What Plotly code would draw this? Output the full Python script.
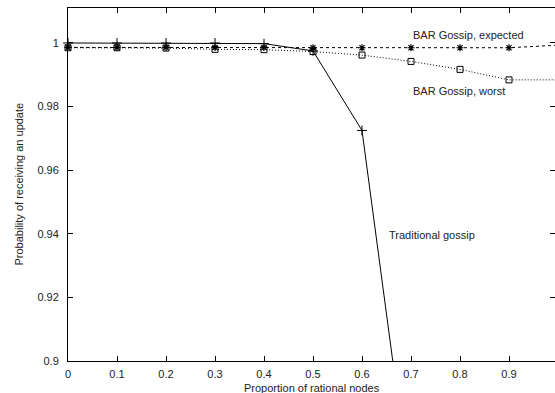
import plotly.graph_objects as go

x_trad = [0, 0.1, 0.2, 0.3, 0.4, 0.5, 0.6, 0.7]
y_trad = [1.0, 1.0, 1.0, 1.0, 0.9998, 0.9975, 0.9725, 0.857]

x_bar = [0, 0.1, 0.2, 0.3, 0.4, 0.5, 0.6, 0.7, 0.8, 0.9, 1.0]
y_expected = [0.9986, 0.9986, 0.9986, 0.9986, 0.9986, 0.9985, 0.9985, 0.9985, 0.9985, 0.9985, 0.9993]
y_worst = [0.9985, 0.9985, 0.9984, 0.9980, 0.9979, 0.9973, 0.9962, 0.9942, 0.9917, 0.9884, 0.9884]

x_ticks = [0, 0.1, 0.2, 0.3, 0.4, 0.5, 0.6, 0.7, 0.8, 0.9]
y_ticks = [0.9, 0.92, 0.94, 0.96, 0.98, 1.0]

FONT = "Liberation Sans, Arial, sans-serif"

fig = go.Figure()
fig.add_trace(go.Scatter(x=x_trad, y=y_trad, mode="lines+markers",
                         line=dict(color="black", width=1),
                         marker=dict(symbol="cross-thin-open", size=7, color="black", line=dict(width=1, color="black")),
                         cliponaxis=False, showlegend=False))
fig.add_trace(go.Scatter(x=x_bar, y=y_expected, mode="lines+markers",
                         line=dict(color="black", width=1, dash="3px,3px"),
                         marker=dict(symbol="asterisk-open", size=6, color="black", line=dict(width=1.2, color="black")),
                         cliponaxis=False, showlegend=False))
fig.add_trace(go.Scatter(x=x_bar, y=y_worst, mode="lines+markers",
                         line=dict(color="black", width=1, dash="1px,2px"),
                         marker=dict(symbol="square-open", size=6, color="black", line=dict(width=1, color="black")),
                         cliponaxis=False, showlegend=False))

ann_font = dict(family=FONT, size=11, color="#222")
fig.add_annotation(x=0.7, y=1.0025, text="BAR Gossip, expected", showarrow=False,
                   xanchor="left", yanchor="middle", font=ann_font)
fig.add_annotation(x=0.7, y=0.985, text="BAR Gossip, worst", showarrow=False,
                   xanchor="left", yanchor="middle", font=ann_font)
fig.add_annotation(x=0.65, y=0.9395, text="Traditional gossip", showarrow=False,
                   xanchor="left", yanchor="middle", font=ann_font)
fig.add_annotation(xref="paper", yref="paper", x=0.5, y=0, yshift=-27,
                   text="Proportion of rational nodes", showarrow=False,
                   xanchor="center", yanchor="middle", font=ann_font)
fig.add_annotation(xref="paper", yref="paper", x=0, xshift=-50, y=0.5,
                   text="Probability of receiving an update", showarrow=False, textangle=-90,
                   xanchor="center", yanchor="middle", font=ann_font)

axis_common = dict(showgrid=False, zeroline=False, showline=True, linecolor="black", linewidth=1,
                   mirror="ticks", ticks="inside", ticklen=5, tickcolor="black", tickwidth=1,
                   tickfont=dict(family=FONT, size=11, color="#222"))
fig.update_xaxes(range=[0, 487/490], tickvals=x_ticks, ticktext=[f"{v:g}" for v in x_ticks],
                 ticklabelstandoff=3, **axis_common)
fig.update_yaxes(range=[0.9, 1.011], tickvals=y_ticks, ticktext=[f"{v:g}" for v in y_ticks],
                 ticklabelstandoff=6, **axis_common)

fig.update_layout(width=555, height=393, margin=dict(l=68, r=0, t=8, b=32),
                  plot_bgcolor="white", paper_bgcolor="white", font=dict(family=FONT))
fig.write_html("out.html")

■ ■ ■ ■ ■

From the first line above down to the line with "y_trad = [1.0, 1.0, 1.0, 1.0, 0.9998, 0.9975, 0.9725, 0.857]", reproduce every line and no others, omitting pictures.

*Final result*.
What Plotly code would draw this? Output the full Python script.
import plotly.graph_objects as go

x_trad = [0, 0.1, 0.2, 0.3, 0.4, 0.5, 0.6, 0.7]
y_trad = [1.0, 1.0, 1.0, 1.0, 0.9998, 0.9975, 0.9725, 0.857]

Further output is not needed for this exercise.